In 1966, Duke was the favorite going into the Final Four but Bob Verga was too ill to contribute much and without him, Duke lost a tight game to Kentucky, 83-79.

As it turned out, all-white Kentucky lost to Texas Western (now UTEP) which started five African-Americans and Kentucky, rather than Duke, became the enduring symbol of the end of segregated basketball.

Sports Illustrated sent Frank DeFord, then a young rising star at the magazine, to cover the game.

As you’ll see here, his story on the Final Four was brilliant though not perfect. His editors may have had something to do with it, but DeFord never mentioned the immense symbolism of the game. Our guess is that when he looked back on it he probably wished he could have done some things differently.

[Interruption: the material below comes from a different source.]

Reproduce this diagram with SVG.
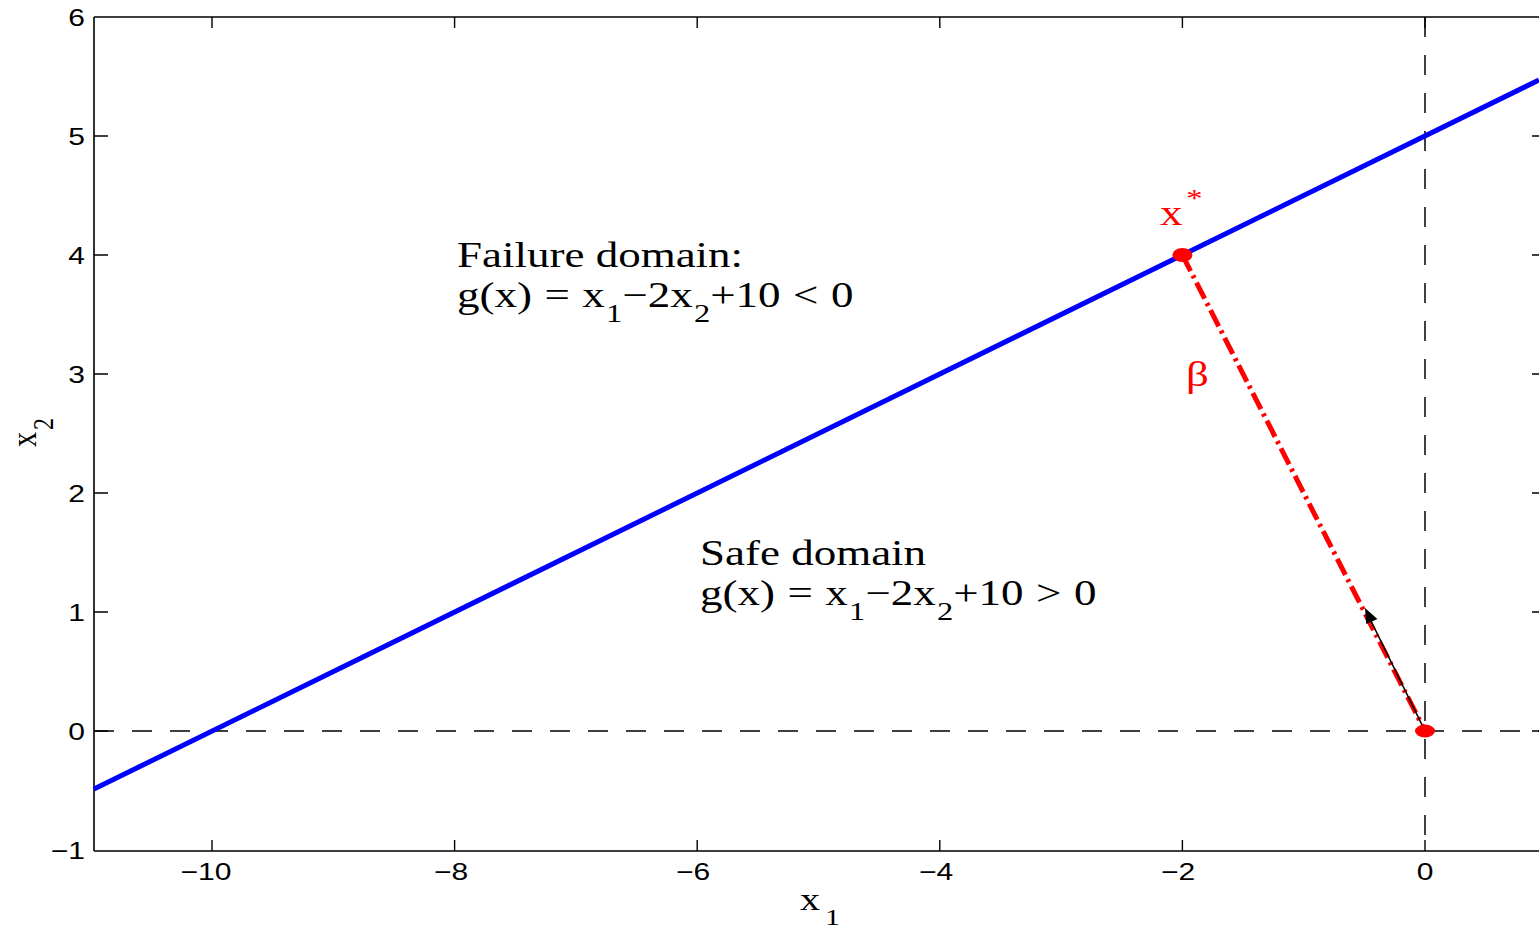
<svg xmlns="http://www.w3.org/2000/svg" width="1539" height="929" viewBox="0 0 1539 929">
<style>
.ax{stroke:#000;stroke-width:1.6;fill:none}
.tk{stroke:#000;stroke-width:1.4}
.dsh{stroke:#000;stroke-width:1.5;stroke-dasharray:20 18;fill:none}
.tl{font-family:"Liberation Sans",Arial,sans-serif;font-size:24px;fill:#000}
.sf{font-family:"Liberation Serif","Times New Roman",serif;fill:#000}
.red{fill:#ff0000}
</style>
<rect width="1539" height="929" fill="#fff"/>
<g id="axes">
<path class="ax" d="M94,17 H1539 M94,17 V851 M94,851 H1539"/>
<path class="tk" d="M94,136 H108 M94,255 H108 M94,374 H108 M94,493 H108 M94,612 H108 M94,731 H108
M1546,136 H1532 M1546,255 H1532 M1546,374 H1532 M1546,493 H1532 M1546,612 H1532 M1546,731 H1532
M212,851 V840 M454.6,851 V840 M697.2,851 V840 M939.8,851 V840 M1182.4,851 V840 M1425,851 V840
M212,17 V28 M454.6,17 V28 M697.2,17 V28 M939.8,17 V28 M1182.4,17 V28 M1425,17 V28"/>
<g class="tl" text-anchor="end">
<g transform="translate(85,26) scale(1.25,1)"><text x="0" y="0">6</text></g>
<g transform="translate(85,145) scale(1.25,1)"><text x="0" y="0">5</text></g>
<g transform="translate(85,264) scale(1.25,1)"><text x="0" y="0">4</text></g>
<g transform="translate(85,383) scale(1.25,1)"><text x="0" y="0">3</text></g>
<g transform="translate(85,502) scale(1.25,1)"><text x="0" y="0">2</text></g>
<g transform="translate(85,621) scale(1.25,1)"><text x="0" y="0">1</text></g>
<g transform="translate(85,740) scale(1.25,1)"><text x="0" y="0">0</text></g>
<g transform="translate(85,859) scale(1.25,1)"><text x="0" y="0">−1</text></g>
</g>
<g class="tl" text-anchor="middle">
<g transform="translate(206,880) scale(1.25,1)"><text x="0" y="0">−10</text></g>
<g transform="translate(451,880) scale(1.25,1)"><text x="0" y="0">−8</text></g>
<g transform="translate(693,880) scale(1.25,1)"><text x="0" y="0">−6</text></g>
<g transform="translate(936,880) scale(1.25,1)"><text x="0" y="0">−4</text></g>
<g transform="translate(1178,880) scale(1.25,1)"><text x="0" y="0">−2</text></g>
<g transform="translate(1425,880) scale(1.25,1)"><text x="0" y="0">0</text></g>
</g>
<g transform="translate(800,910) scale(1.25,1)"><text class="sf" font-size="32" x="0" y="0">x<tspan font-size="24" dx="4" dy="15">1</tspan></text></g>
<g transform="translate(36,447) scale(1.2,1) rotate(-90)"><text class="sf" font-size="30" x="0" y="0">x<tspan font-size="24" dx="2" dy="14">2</tspan></text></g>
</g>
<g id="connectors">
<path class="dsh" d="M94,731 H1539"/>
<path class="dsh" d="M1425,17 V851"/>
<path d="M94,789 L1539,80" stroke="#0000ff" stroke-width="5" fill="none"/>
<path d="M1182.4,255 L1425,731" stroke="#ff0000" stroke-width="5" stroke-dasharray="18 5 3 5" fill="none"/>
<path d="M1425,731 L1370,619" stroke="#000" stroke-width="1.6" fill="none"/>
<polygon points="1365,608 1366.2,624.1 1377.4,618.9" fill="#000"/>
</g>
<g id="point-xstar">
<ellipse cx="1182.4" cy="255" rx="10" ry="7" fill="#ff0000"/>
<g transform="translate(1160,225) scale(1.25,1)"><text class="sf red" font-size="36" x="0" y="0">x<tspan font-size="26" dx="3" dy="-18">*</tspan></text></g>
</g>
<g id="point-origin">
<ellipse cx="1425" cy="731" rx="10" ry="6.5" fill="#ff0000"/>
</g>
<g id="label-beta">
<g transform="translate(1186,386) scale(1.25,1)"><text class="sf red" font-size="36" x="0" y="0">β</text></g>
</g>
<g id="failure-domain">
<g transform="translate(457,267) scale(1.25,1)"><text class="sf" font-size="36" x="0" y="0">Failure domain:</text></g>
<g transform="translate(457,307) scale(1.25,1)"><text class="sf" font-size="36" word-spacing="1" x="0" y="0">g(x) = x<tspan font-size="26" dx="1" dy="15">1</tspan><tspan dy="-15">−2x</tspan><tspan font-size="26" dx="1" dy="15">2</tspan><tspan dy="-15">+10 &lt; 0</tspan></text></g>
</g>
<g id="safe-domain">
<g transform="translate(700,565) scale(1.25,1)"><text class="sf" font-size="36" x="0" y="0">Safe domain</text></g>
<g transform="translate(700,605) scale(1.25,1)"><text class="sf" font-size="36" word-spacing="1" x="0" y="0">g(x) = x<tspan font-size="26" dx="1" dy="15">1</tspan><tspan dy="-15">−2x</tspan><tspan font-size="26" dx="1" dy="15">2</tspan><tspan dy="-15">+10 &gt; 0</tspan></text></g>
</g>
</svg>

Even so, he brings the scene to life. He talks about Duke and Texas Western sharing a hotel and how Duke seemed to overshadow the Miners there. He really captured a young Don Haskins and, to a lesser extent, a fading Adolph Rupp. And he certainly caught the disappointment that rippled through Kentucky, fans and team alike, for finishing second.

Duke fans will read this for the Duke stuff which is understandable - we did - but there’s a lot more to this piece for Duke fans than just Duke (and he does bring Duke to life in some really nice ways).

It’s a snapshot of 1966 in many ways, a time of immense change. DeFord shows his usual brilliance but it’s more than what you might expect.